A staple of the pulp era, sword & sorcery fiction can best be recognized by the presence of roguish, larger-than-life heroes battling supernatural and earthly foes by magic, might and mein. Usually these heroes aren’t exactly “good” guys, but many times the results of their adventures tip the scale in favor of goodness. An example: a sword & sorcery character might indeed wage battle against a powerful demon cult, but rather than doing so to benefit society, he or she will more likely be motivated by the possibility of treasure or the gain of personal power. True, society may benefit from the adventurer’s quest, but such is rarely his or her primary – or even secondary – concern. Characters like the aforementioned Conan and John Carter are exemplary examples of the type.

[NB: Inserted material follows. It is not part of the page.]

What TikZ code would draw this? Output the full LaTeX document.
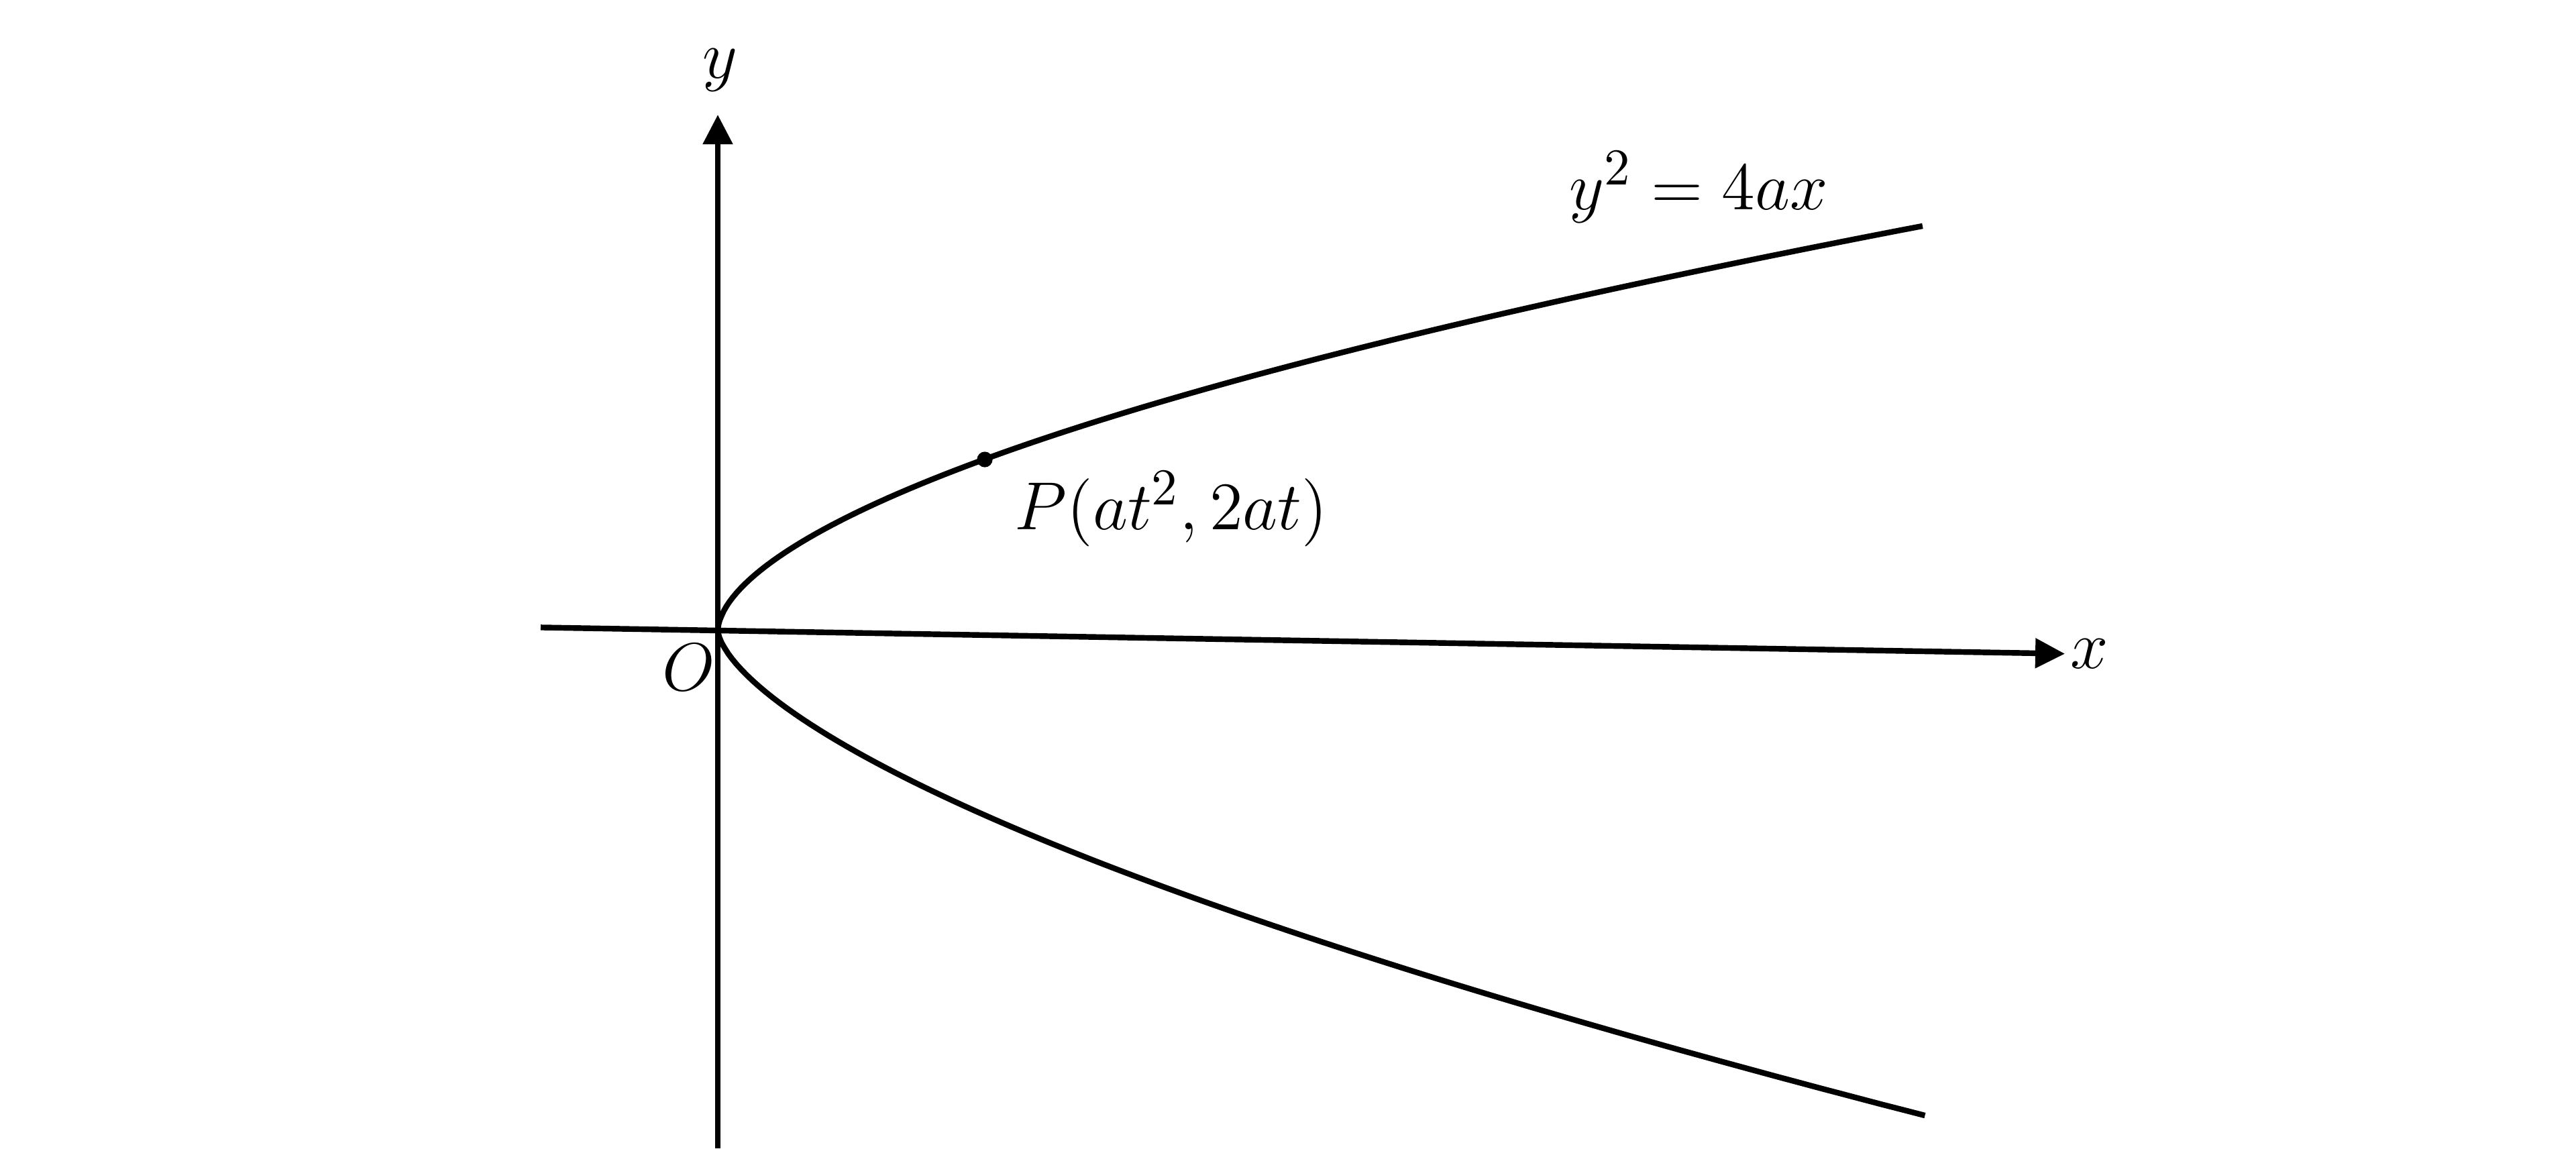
\documentclass[tikz,border=0pt]{standalone}
\usepackage{amsmath}
\usepackage{xcolor}
\usepackage{tikz}
\usetikzlibrary{arrows.meta}

\tikzset{
    axis/.style = {line width = 1.2pt, -{Triangle[width = 0.215cm, length = 0.22cm]}},
    curve/.style = {line width = 1.2pt, line join = round},
    lab/.style = {inner sep = 0pt, font = \fontsize{15.5}{19}\selectfont}
}

\begin{document}
\begin{tikzpicture}
        \useasboundingbox (-5.35, -3.86) rectangle (13.85, 4.70);

        \coordinate (O) at (0, 0);
        \coordinate (xstart) at (-1.32, 0.023);
        \coordinate (xtip) at (10.04, -0.173);
        \coordinate (ystart) at (0, -3.86);
        \coordinate (ytip) at (0, 3.845);
        \coordinate (P) at (1.99, 1.275);

        % axes
        \draw[axis] (xstart) -- (xtip);
        \draw[axis] (ystart) -- (ytip);

        % the curve, lower branch then upper branch
        \draw[curve] plot[variable = \t, domain = -3.615:-0.01, samples = 90]
                ({((-\t)/0.886)^1.5625}, \t)
            -- (O)
            -- plot[variable = \t, domain = 0.01:3.016, samples = 90]
                ({(\t/0.8626)^1.754}, \t);

        \fill (P) circle (0.058);

        \node[lab] (xlab) at (10.225, -0.175) {$x$};
        \node[lab] (ylab) at (0.015, 4.175) {$y$};
        \node[lab] (Olab) at (-0.215, -0.275) {$O$};
        \node[lab] (Plab) at (3.38, 0.905) {$P(at^2, 2at)$};
        \node[lab] (curvelab) at (7.31, 3.305) {$y^2 = 4ax$};
        \end{tikzpicture}
\end{document}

While epic fantasy has long maintained a hold on genre readers, Sword & Sorcery fiction has made a number of notable forays onto local book shelves as of late. Classicist and author James Enge’s tales of Morlock Ambrosius (Blood of Ambrose, This Crooked Way) both meet the bill, as does Joe Abercrombie’s The First Law series, and Jesse Bullington’s The Sad Tale of the Brothers Grossbart. Even the grandfathers of the genre – Howard, Burroughs, Clark Ashton Smith and Fritz Lieber among them – have seen a revival, with many of their long out of print works being reprinted into affordable editions for today’s reader.
Even today’s publishing atmosphere would seem to be friendly to the typically episodic adventures of the Sword & Sorcery hero. Back in the thirties there were scads of pulp magazines, all of which were hungry for stories from talented fantasy authors. Ironically, in an age where paper magazines themselves seem to be dying, e-zines and web-based magazines offer a myriad of publishing opportunities for the author. Admittedly, not all of these pay especially well, but neither did the original pulps.
Could a revival at the movie house catalyze the nascent Sword & Sorcery scene in the written world? Maybe. While there’s no guarantee that Swords & Sorcery fiction will assume a place of prominence in the fantasy genre, I have heard several authors and even a publisher or two say that they hope – even expect – it to dethrone Steampunk as the sub-genre du jour, and like Steampunk, it too could benefit from the modern sensibilities of a new generation of writers. As it stands, Steampunk – while still incredibly popular, is well-trodden territory. Sword & Sorcery is a wide-open world begging for the traditional white male hero archetype to be joined shield to shoulder by heroes of color, strong and independent women adventurers and more. This could be sword & sorcery’s moment, if only more writers – much like the heroes themselves – recognize this golden opportunity and seize it for themselves.